Tüm Türkiye aşılanıyor gibi bir hava yaratıldı ama durum öyle değil!

Sadece 1.5 milyon insanımız aşı olacak... Gerisi ne zaman gelecek, Allah bilir!

Sağlık Bakanı’mız “Aşılar peyderpey gelecek” diyor ama kesin zaman söyleyemiyor. Neden? Daha önce söylediği tarihlerin hiçbiri tutmadığı için tedbirli davranıyor!

Evet, şimdilik aşılama devam ediyor. Fakat eldeki aşılar bitmek üzere...

Bir kısım parti lideri televizyon ekranlarında göstere göstere aşı olurken pek mutlu görünüyordu...

Bahçeli Bey “Bütün halkımızı aşı olmaya davet ediyorum” diyerek herkesi aşı olmaya çağırdı.

Tabii Sayın Bahçeli... Hemen hepimiz aşı olalım... Olalım da, aşı nerede? Sen ondan haber ver bize...

29 Aralık’ta ülkemize getirilen 3 milyon doz Çin aşısı iki hafta incelendikten sonra aşılama başlatıldı ama birkaç gün içinde eldeki aşılar bitecek!

Ülkemizde 65 yaş üstünde 7 milyon 550 bin kişi var. Ayrıca daha genç nüfus da 75 milyon 450 bin kişi...

Bunlara aşı ne zaman gelecek? Neden şimdiye kadar tedarik edilemedi?

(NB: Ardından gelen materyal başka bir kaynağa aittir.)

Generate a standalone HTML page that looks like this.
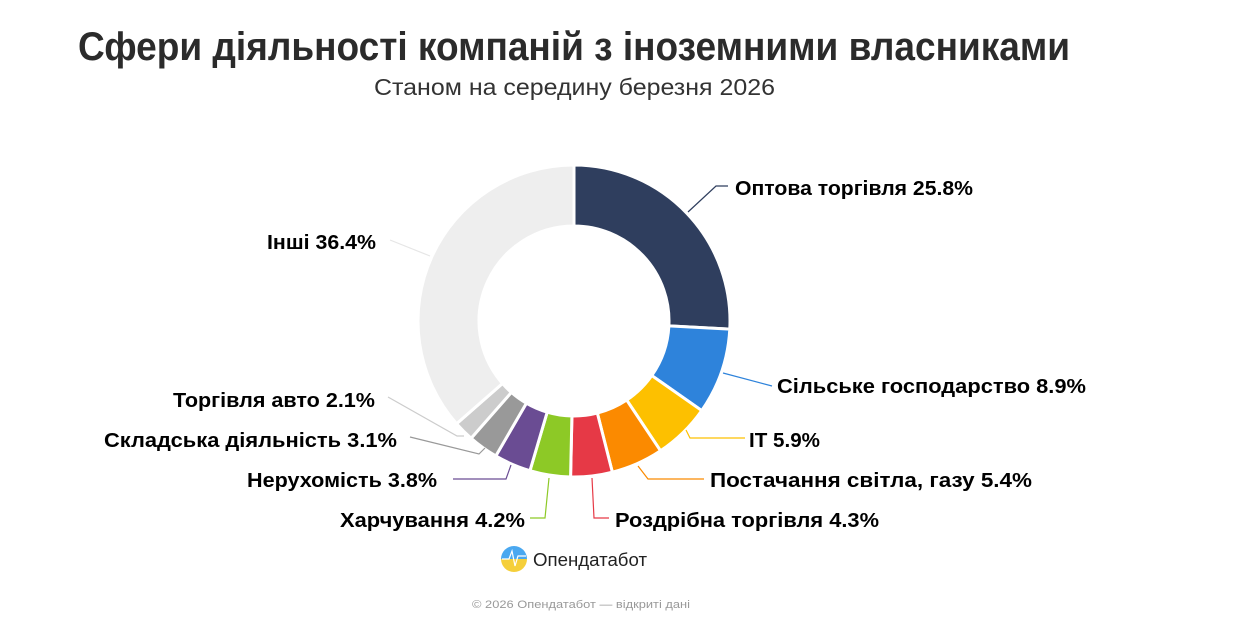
<!DOCTYPE html>
<html><head><meta charset="utf-8"><style>
html,body{margin:0;padding:0;background:#fff;}
svg{display:block;font-family:"Liberation Sans",sans-serif;}
</style></head><body>
<svg id="s" width="1236" height="623" xmlns="http://www.w3.org/2000/svg">
<text x="78" y="60" font-size="40" font-weight="bold" fill="#2b2b2b" textLength="992" lengthAdjust="spacingAndGlyphs">Сфери діяльності компаній з іноземними власниками</text>
<text x="374" y="95" font-size="23" fill="#333" textLength="401" lengthAdjust="spacingAndGlyphs">Станом на середину березня 2026</text>
<g id="d"></g>
<g fill="none" stroke-width="1.2">
<polyline points="688,212 716,186 728,186" stroke="#2f3e5e"/>
<polyline points="723,373 772,386" stroke="#2e83db"/>
<polyline points="686,430 690,438 745,438" stroke="#fdc000"/>
<polyline points="638,466 648,479 704,479" stroke="#fb8a00"/>
<polyline points="592,478 594,518 609,518" stroke="#e63946"/>
<polyline points="549,478 545,518 530,518" stroke="#8dc926"/>
<polyline points="511,465 506,479 453,479" stroke="#6a4c93"/>
<polyline points="485,448 479,454 410,437" stroke="#999"/>
<polyline points="464,436 457,436 388,397" stroke="#ccc"/>
<polyline points="430,256 390,240" stroke="#e6e6e6"/>
</g>
<g font-size="20" font-weight="bold" fill="#000">
<text x="735" y="195" textLength="238" lengthAdjust="spacingAndGlyphs">Оптова торгівля 25.8%</text>
<text x="777" y="393" textLength="309" lengthAdjust="spacingAndGlyphs">Сільське господарство 8.9%</text>
<text x="749" y="447" textLength="71" lengthAdjust="spacingAndGlyphs">IT 5.9%</text>
<text x="710" y="487" textLength="322" lengthAdjust="spacingAndGlyphs">Постачання світла, газу 5.4%</text>
<text x="615" y="527" textLength="264" lengthAdjust="spacingAndGlyphs">Роздрібна торгівля 4.3%</text>
<text x="340" y="527" textLength="185" lengthAdjust="spacingAndGlyphs">Харчування 4.2%</text>
<text x="247" y="487" textLength="190" lengthAdjust="spacingAndGlyphs">Нерухомість 3.8%</text>
<text x="104" y="447" textLength="293" lengthAdjust="spacingAndGlyphs">Складська діяльність 3.1%</text>
<text x="173" y="407" textLength="202" lengthAdjust="spacingAndGlyphs">Торгівля авто 2.1%</text>
<text x="267" y="249" textLength="109" lengthAdjust="spacingAndGlyphs">Інші 36.4%</text>
</g>
<defs><linearGradient id="lg" x1="0" y1="0" x2="0" y2="1"><stop offset="0.5" stop-color="#4aa8f0"/><stop offset="0.5" stop-color="#f5cf3a"/></linearGradient></defs>
<circle cx="514" cy="559" r="13" fill="url(#lg)"/>
<polyline points="502,559 509,559 512,551 515,566 518,556 526,556" fill="none" stroke="#fff" stroke-width="1.2"/>
<text x="533" y="566" font-size="18" fill="#222" textLength="114" lengthAdjust="spacingAndGlyphs">Опендатабот</text>
<text x="472" y="608" font-size="11" fill="#999" textLength="218" lengthAdjust="spacingAndGlyphs">© 2026 Опендатабот — відкриті дані</text>
</svg>
<script>
var data=[[25.8,"#2f3e5e"],[8.9,"#2e83db"],[5.9,"#fdc000"],[5.4,"#fb8a00"],[4.3,"#e63946"],[4.2,"#8dc926"],[3.8,"#6a4c93"],[3.1,"#999999"],[2.1,"#cccccc"],[36.4,"#eeeeee"]];
var cx=574,cy=321,R=156,r=95,tot=99.9,a=0,g="";
function p(rad,ang){return (cx+rad*Math.sin(ang)).toFixed(2)+","+(cy-rad*Math.cos(ang)).toFixed(2);}
data.forEach(function(d){var a0=a/tot*2*Math.PI;a+=d[0];var a1=a/tot*2*Math.PI;var l=(a1-a0)>Math.PI?1:0;
g+='<path d="M'+p(R,a0)+' A'+R+','+R+' 0 '+l+' 1 '+p(R,a1)+' L'+p(r,a1)+' A'+r+','+r+' 0 '+l+' 0 '+p(r,a0)+' Z" fill="'+d[1]+'" stroke="#fff" stroke-width="3" stroke-linejoin="round"/>';});
document.getElementById("d").innerHTML=g;
</script>
</body></html>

Vatandaş haklı olarak soruyor:

“Ülkede torpili olan, kayırılan, kollanan, adamını bulan kişiler mi aşı olacak? Gerisi olmayacak mı?

Bilmem, Sağlık Bakanı Fahrettin Koca ne diyor buna?

GÜNÜN SÖZÜ


Silahlar hedefinden sapabilir ama çiçekler asla hedefini şaşırmaz!